As expected, pH has the inverse effect on quality when compared to acidity. This again reiterates that tasters prefer more acid in Red Wines but not in White Wines

3. Conclusion

Final Plots

As the outcome variable is concerned, quality, there were some distinct relationships I noticed.

Perception of Acidity

It is a commonly held belief that acid is a needed in wine to pair with food and to enjoy. Being in the service industry myself, I have heard this many times. White Wine most often is noted to have the perceived quality of acidity. It was interesting to see that not only in general that Red Wine typically contains more acid but also that White Wine is negatively percieved when acid increases.

The Want for more Alcohol

Another widely accepted idea is that alcohol diminishes your ability to taste and therefore higher alcohol wines are not ideal for pairing with food. It is interesting to me that when tasting wine, however, that alcohol is well recieved. It could be simply that fact that increased alcohol content lowers the density of wine, as we have seen, or people just like higher proof drinks and our palletes are sensitive enough to notice.

The Typicity of Wine

In wine tasting, you will often hear about the Typicity of wine. Typicity is defined as “the degree to which a wine reflects its varietal origins, and thus demonstrate the signature characteristics of the grape from which it was produced, i.e., how much a Merlot wine ‘tastes like a Merlot’.” Looking at the box-plot, you can see certain properties that have a really small concentration depending on the type of wine. For example, residual.sugar, for Red Wine, is highly ocncentrated in a small area. If we have an abundance of data, like ours, and such a small distribution of a key predictor, it could suggest Red Wines typicity.

Summary

When trying to extrapolate patterns in the physiochemical properties of wine, it is better to look at Red and White wines seperately. Even though they share a lot of similar relationships, it is clear that in some cases, what works for one does not work for the other.

I also noticed some redundancy with the variables of choice. If predictive modeling were of any interest, I would suggest try dimensional reduction techniques.
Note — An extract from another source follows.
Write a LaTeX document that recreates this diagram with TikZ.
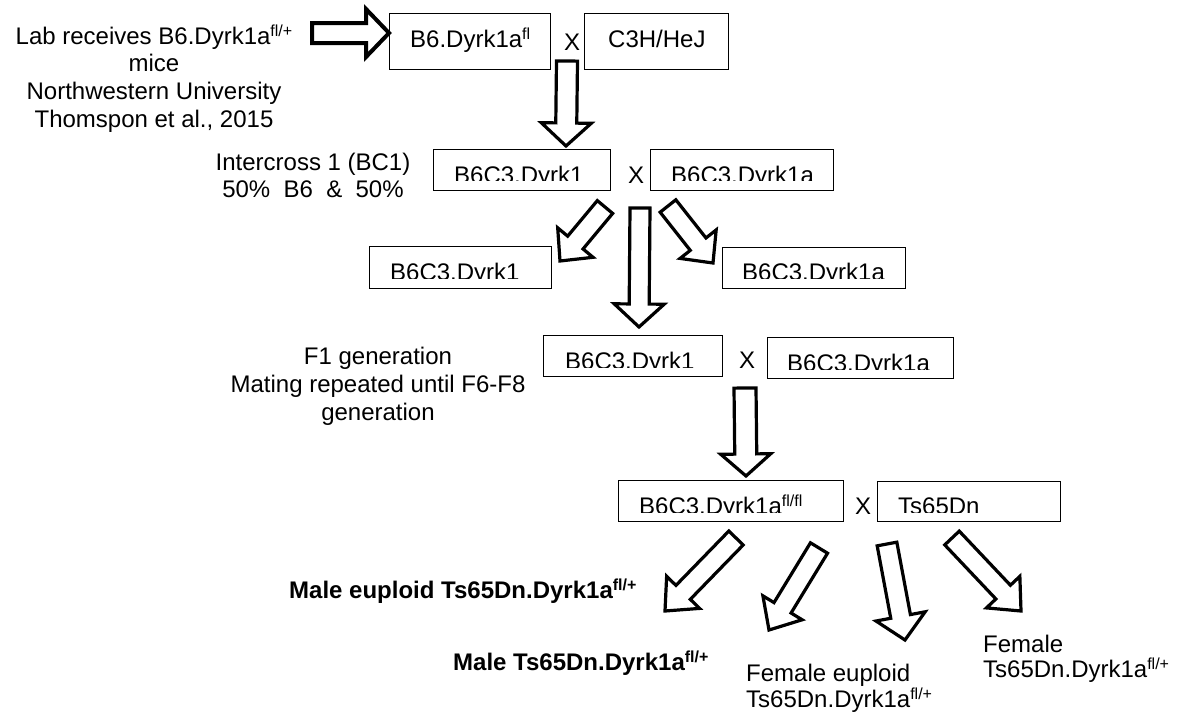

For example, exploring the possibility of combining fixed.acidity, volatile.acidity, citric acid, and pH into a new variable that accurately holds up model integrity while speeding up any randomforest or logistic regression modeling.

All in all, I really enjoyed this assignment and would appreciate some more up to date data sets on this subject matter. I would also suggest using a more widely familiar varietal, such as Pinot Noir, or maybe a wide list of varietals where the predictors would be the physiochemical properties and the outcome variable would be the type of wine, i.e. Pinot Noir, Cabernet Sauvignon, and Merlot.